Data shown:
↓

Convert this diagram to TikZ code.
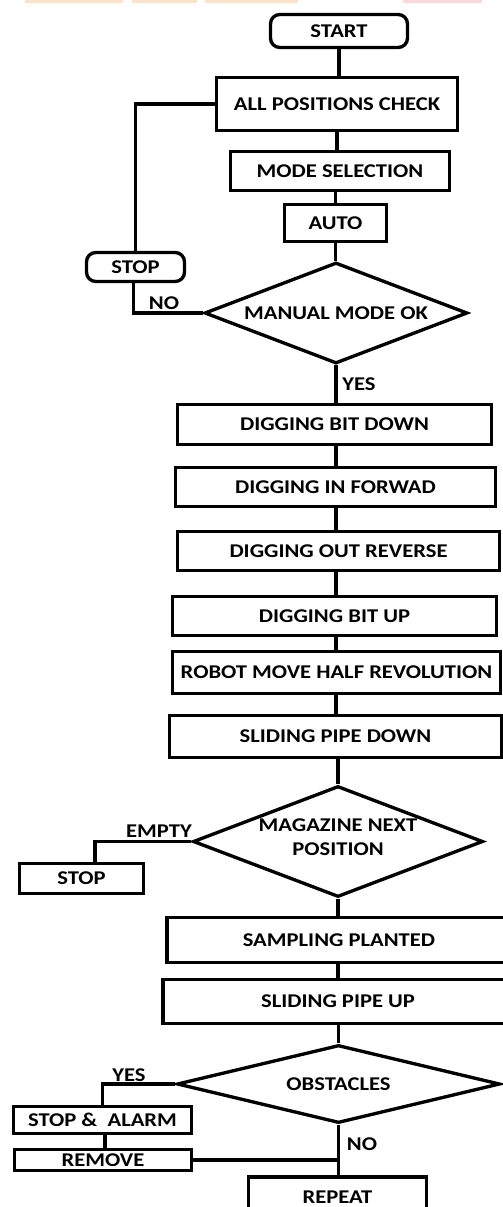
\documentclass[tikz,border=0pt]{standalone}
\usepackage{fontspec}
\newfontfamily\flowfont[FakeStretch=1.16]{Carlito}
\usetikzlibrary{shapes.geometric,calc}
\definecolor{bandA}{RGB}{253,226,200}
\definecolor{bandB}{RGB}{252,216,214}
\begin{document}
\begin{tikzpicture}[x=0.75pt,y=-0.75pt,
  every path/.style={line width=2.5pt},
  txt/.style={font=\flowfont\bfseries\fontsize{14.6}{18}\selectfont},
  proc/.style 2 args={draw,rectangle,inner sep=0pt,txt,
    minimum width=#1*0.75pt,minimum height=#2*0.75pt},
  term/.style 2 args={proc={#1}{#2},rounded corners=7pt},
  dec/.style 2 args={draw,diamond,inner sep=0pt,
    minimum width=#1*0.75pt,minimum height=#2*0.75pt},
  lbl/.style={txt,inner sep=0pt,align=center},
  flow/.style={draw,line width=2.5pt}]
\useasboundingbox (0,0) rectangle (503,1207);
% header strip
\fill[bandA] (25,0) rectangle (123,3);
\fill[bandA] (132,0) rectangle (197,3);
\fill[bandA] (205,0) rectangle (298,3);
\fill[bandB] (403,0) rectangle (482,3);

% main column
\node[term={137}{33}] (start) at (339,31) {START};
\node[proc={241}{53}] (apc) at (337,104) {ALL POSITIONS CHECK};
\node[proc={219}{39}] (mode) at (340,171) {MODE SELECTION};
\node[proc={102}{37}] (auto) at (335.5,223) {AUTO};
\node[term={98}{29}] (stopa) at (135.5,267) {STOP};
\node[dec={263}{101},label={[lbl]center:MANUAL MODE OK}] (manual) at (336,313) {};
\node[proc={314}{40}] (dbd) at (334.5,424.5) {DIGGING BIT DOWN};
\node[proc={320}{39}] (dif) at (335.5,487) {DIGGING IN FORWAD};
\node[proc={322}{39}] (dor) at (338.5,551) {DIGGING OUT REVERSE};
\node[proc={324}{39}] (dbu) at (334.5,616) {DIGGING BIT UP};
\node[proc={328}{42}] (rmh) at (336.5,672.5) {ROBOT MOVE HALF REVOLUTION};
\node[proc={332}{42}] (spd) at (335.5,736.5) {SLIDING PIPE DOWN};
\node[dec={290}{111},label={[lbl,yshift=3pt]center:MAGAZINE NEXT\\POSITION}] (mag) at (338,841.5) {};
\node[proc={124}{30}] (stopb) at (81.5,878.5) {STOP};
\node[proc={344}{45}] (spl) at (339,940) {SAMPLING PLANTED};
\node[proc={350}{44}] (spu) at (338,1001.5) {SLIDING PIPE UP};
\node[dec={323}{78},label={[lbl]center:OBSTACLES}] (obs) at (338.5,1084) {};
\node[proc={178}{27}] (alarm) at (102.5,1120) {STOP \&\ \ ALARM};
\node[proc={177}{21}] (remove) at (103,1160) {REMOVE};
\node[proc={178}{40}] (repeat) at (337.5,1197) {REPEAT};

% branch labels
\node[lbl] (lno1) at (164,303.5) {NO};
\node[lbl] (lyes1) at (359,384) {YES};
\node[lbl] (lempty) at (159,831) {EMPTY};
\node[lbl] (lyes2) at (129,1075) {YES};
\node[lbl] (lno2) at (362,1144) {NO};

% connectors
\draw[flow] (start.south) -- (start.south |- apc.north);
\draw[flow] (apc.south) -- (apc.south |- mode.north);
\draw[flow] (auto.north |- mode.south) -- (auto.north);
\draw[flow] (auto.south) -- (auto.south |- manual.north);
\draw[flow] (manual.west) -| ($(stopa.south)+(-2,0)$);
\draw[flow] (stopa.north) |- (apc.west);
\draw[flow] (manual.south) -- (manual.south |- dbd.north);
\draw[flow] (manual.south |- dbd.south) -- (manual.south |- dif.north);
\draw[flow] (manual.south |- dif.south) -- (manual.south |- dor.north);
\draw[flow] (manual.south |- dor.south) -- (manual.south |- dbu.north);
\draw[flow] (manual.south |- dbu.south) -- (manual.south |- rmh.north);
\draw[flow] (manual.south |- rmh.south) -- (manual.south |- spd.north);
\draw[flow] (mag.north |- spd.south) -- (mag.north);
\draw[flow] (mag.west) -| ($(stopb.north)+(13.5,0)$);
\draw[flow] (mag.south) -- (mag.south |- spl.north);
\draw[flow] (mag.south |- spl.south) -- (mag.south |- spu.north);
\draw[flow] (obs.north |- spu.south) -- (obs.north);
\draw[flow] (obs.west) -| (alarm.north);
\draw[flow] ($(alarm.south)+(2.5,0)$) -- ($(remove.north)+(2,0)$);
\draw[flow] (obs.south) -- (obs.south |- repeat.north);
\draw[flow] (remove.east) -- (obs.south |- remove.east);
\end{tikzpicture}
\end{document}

↑
↓

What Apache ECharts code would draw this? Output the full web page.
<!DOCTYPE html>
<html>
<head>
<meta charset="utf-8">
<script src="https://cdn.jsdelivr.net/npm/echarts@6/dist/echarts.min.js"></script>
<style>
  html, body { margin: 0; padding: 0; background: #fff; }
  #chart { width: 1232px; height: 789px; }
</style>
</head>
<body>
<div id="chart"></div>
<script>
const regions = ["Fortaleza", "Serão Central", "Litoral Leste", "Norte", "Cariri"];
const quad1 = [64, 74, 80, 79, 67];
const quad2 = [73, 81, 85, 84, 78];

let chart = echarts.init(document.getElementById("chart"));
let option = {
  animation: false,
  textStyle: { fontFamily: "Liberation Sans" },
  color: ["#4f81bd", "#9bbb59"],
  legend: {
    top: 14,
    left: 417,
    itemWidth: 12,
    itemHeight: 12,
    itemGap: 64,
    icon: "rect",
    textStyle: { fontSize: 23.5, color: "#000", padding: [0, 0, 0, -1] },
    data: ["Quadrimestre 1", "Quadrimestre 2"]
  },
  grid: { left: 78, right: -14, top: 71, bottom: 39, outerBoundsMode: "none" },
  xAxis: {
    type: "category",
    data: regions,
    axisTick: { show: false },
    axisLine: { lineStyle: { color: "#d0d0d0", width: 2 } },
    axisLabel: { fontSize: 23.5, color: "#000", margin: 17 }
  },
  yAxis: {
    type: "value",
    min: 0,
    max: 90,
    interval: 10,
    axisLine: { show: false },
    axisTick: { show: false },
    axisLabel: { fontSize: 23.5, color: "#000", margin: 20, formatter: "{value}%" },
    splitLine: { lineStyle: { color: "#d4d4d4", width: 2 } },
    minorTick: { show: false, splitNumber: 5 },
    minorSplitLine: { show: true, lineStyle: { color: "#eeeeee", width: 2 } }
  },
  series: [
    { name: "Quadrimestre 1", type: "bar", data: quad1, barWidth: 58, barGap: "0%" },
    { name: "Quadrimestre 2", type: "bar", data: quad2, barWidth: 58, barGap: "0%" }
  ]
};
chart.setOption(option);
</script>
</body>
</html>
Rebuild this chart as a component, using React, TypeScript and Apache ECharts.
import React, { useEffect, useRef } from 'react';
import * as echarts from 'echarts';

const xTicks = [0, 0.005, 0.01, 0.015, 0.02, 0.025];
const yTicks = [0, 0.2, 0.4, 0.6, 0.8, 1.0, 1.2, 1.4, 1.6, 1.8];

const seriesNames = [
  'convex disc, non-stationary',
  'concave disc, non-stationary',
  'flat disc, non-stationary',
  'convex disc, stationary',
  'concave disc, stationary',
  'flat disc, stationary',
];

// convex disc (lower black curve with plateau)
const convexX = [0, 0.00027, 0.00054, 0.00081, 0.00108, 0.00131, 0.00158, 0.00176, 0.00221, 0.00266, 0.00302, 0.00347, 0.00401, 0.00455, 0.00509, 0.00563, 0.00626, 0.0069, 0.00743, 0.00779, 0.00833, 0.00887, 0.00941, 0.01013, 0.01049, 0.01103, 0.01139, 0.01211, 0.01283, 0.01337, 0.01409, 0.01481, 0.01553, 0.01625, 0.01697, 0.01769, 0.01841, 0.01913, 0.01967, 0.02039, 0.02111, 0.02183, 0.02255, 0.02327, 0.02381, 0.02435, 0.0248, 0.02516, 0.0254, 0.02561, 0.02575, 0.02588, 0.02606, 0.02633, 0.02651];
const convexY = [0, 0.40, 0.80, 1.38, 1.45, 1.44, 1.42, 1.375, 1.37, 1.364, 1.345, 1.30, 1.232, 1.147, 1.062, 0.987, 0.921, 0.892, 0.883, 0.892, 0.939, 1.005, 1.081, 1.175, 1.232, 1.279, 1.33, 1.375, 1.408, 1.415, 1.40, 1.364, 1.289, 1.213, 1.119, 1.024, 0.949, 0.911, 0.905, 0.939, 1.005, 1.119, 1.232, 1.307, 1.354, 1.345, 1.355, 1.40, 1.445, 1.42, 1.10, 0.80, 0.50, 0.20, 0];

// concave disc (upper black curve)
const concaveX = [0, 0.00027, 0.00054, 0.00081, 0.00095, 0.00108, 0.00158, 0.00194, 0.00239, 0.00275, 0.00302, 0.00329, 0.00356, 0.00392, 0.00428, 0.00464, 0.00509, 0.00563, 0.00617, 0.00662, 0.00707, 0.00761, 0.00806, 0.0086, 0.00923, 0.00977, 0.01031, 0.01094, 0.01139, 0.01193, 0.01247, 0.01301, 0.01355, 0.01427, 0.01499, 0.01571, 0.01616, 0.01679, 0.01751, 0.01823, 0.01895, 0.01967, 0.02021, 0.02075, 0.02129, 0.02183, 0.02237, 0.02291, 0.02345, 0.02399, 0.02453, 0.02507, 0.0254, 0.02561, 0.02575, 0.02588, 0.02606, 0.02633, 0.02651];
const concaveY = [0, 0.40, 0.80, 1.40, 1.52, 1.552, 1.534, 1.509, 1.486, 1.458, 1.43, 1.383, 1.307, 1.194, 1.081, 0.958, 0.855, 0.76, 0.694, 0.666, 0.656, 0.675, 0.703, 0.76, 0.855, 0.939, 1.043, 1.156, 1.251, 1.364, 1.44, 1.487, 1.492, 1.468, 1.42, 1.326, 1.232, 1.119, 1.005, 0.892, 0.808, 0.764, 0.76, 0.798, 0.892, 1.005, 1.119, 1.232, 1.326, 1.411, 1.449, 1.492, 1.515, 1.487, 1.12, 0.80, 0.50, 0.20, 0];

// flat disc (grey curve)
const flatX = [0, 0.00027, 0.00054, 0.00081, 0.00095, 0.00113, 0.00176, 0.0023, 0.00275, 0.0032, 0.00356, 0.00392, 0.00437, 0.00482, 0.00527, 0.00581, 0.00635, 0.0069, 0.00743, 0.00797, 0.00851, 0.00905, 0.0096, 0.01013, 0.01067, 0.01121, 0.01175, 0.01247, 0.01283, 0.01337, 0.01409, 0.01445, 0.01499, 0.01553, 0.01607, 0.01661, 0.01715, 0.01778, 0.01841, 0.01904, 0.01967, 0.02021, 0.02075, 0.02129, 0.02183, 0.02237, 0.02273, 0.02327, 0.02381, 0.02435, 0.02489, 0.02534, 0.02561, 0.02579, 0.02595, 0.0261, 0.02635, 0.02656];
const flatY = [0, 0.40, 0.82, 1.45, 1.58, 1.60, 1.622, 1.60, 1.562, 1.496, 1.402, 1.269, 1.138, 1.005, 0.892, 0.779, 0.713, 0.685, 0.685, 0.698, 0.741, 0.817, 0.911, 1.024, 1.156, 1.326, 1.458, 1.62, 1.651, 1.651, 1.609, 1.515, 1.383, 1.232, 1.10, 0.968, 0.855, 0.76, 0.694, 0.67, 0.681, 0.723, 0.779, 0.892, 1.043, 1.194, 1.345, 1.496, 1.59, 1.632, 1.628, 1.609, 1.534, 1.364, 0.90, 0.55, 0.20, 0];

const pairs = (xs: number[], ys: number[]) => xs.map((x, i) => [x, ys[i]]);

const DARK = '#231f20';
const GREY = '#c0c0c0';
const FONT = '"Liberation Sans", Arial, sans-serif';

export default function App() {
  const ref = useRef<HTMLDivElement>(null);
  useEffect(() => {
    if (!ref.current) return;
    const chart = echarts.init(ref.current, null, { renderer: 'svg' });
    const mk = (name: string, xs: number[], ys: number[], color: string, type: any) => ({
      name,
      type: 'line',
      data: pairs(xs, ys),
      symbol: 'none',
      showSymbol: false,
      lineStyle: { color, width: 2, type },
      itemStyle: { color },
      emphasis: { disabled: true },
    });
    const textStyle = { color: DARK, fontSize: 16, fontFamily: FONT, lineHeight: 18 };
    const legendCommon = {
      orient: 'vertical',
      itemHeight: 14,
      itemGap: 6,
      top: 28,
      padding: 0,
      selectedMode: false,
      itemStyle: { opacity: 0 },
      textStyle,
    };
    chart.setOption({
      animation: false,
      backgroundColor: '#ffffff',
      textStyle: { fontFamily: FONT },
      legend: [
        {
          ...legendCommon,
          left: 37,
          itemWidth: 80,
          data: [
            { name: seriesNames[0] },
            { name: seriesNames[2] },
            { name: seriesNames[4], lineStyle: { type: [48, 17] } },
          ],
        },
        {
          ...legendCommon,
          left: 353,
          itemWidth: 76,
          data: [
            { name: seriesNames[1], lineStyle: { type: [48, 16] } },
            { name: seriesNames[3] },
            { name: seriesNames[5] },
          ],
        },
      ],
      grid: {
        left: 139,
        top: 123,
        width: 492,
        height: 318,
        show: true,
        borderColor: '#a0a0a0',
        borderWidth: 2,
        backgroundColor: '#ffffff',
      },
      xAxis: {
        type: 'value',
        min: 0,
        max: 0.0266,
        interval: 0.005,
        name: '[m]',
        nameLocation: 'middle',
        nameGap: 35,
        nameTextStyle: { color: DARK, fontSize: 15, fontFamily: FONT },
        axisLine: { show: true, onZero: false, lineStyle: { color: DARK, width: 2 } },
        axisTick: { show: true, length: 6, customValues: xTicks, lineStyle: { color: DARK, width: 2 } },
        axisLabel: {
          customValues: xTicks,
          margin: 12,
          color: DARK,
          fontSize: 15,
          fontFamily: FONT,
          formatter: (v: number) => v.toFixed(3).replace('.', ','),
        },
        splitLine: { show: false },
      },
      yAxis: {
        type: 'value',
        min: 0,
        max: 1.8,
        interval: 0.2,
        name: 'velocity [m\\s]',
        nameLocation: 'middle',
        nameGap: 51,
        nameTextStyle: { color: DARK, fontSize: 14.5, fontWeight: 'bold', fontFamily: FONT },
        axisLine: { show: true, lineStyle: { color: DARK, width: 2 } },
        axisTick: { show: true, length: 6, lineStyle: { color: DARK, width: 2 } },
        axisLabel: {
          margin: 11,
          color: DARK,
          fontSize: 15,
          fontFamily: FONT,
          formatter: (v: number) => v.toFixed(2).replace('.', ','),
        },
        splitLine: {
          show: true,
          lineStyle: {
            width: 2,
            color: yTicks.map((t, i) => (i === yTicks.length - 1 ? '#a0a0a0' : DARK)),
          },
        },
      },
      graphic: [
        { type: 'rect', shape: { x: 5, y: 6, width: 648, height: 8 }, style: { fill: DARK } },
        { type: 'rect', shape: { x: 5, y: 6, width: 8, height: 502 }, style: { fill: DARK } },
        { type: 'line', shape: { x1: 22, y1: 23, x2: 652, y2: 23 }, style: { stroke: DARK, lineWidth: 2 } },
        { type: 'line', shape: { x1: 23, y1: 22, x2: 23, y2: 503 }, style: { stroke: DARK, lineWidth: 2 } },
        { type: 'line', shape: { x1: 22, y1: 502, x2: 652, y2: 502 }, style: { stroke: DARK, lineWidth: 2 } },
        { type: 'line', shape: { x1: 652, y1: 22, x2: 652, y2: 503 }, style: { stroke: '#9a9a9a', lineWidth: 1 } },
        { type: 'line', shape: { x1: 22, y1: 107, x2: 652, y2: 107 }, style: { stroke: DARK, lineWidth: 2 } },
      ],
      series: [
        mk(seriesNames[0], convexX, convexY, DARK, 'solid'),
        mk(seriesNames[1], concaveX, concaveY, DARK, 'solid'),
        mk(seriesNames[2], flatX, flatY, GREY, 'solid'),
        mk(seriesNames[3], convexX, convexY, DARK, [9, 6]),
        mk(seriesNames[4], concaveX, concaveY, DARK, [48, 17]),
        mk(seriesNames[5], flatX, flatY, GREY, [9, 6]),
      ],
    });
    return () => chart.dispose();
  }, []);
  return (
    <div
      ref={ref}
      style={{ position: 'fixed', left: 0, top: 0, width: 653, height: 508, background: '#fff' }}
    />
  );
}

↑
↓

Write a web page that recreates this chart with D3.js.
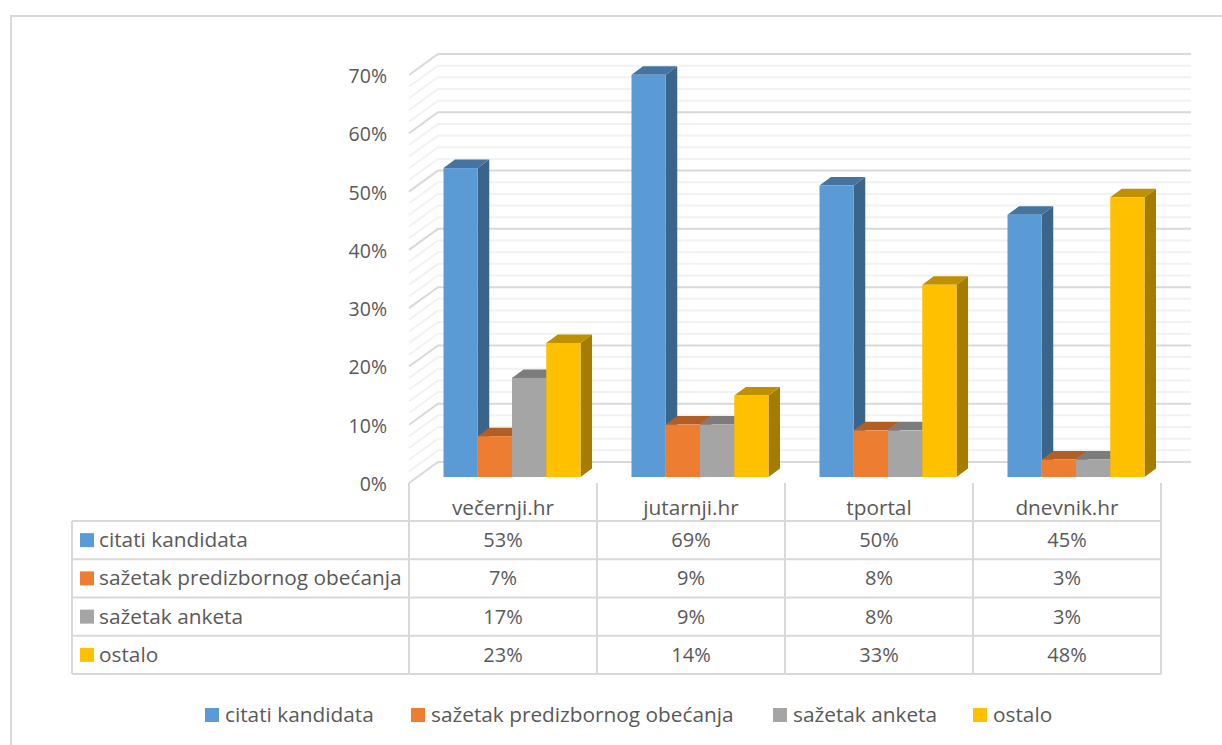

↑

Short exercise: Find the lines above that contain the word "with" and collect them.

Correct response:
// convex disc (lower black curve with plateau)
Write a web page that recreates this chart with D3.js.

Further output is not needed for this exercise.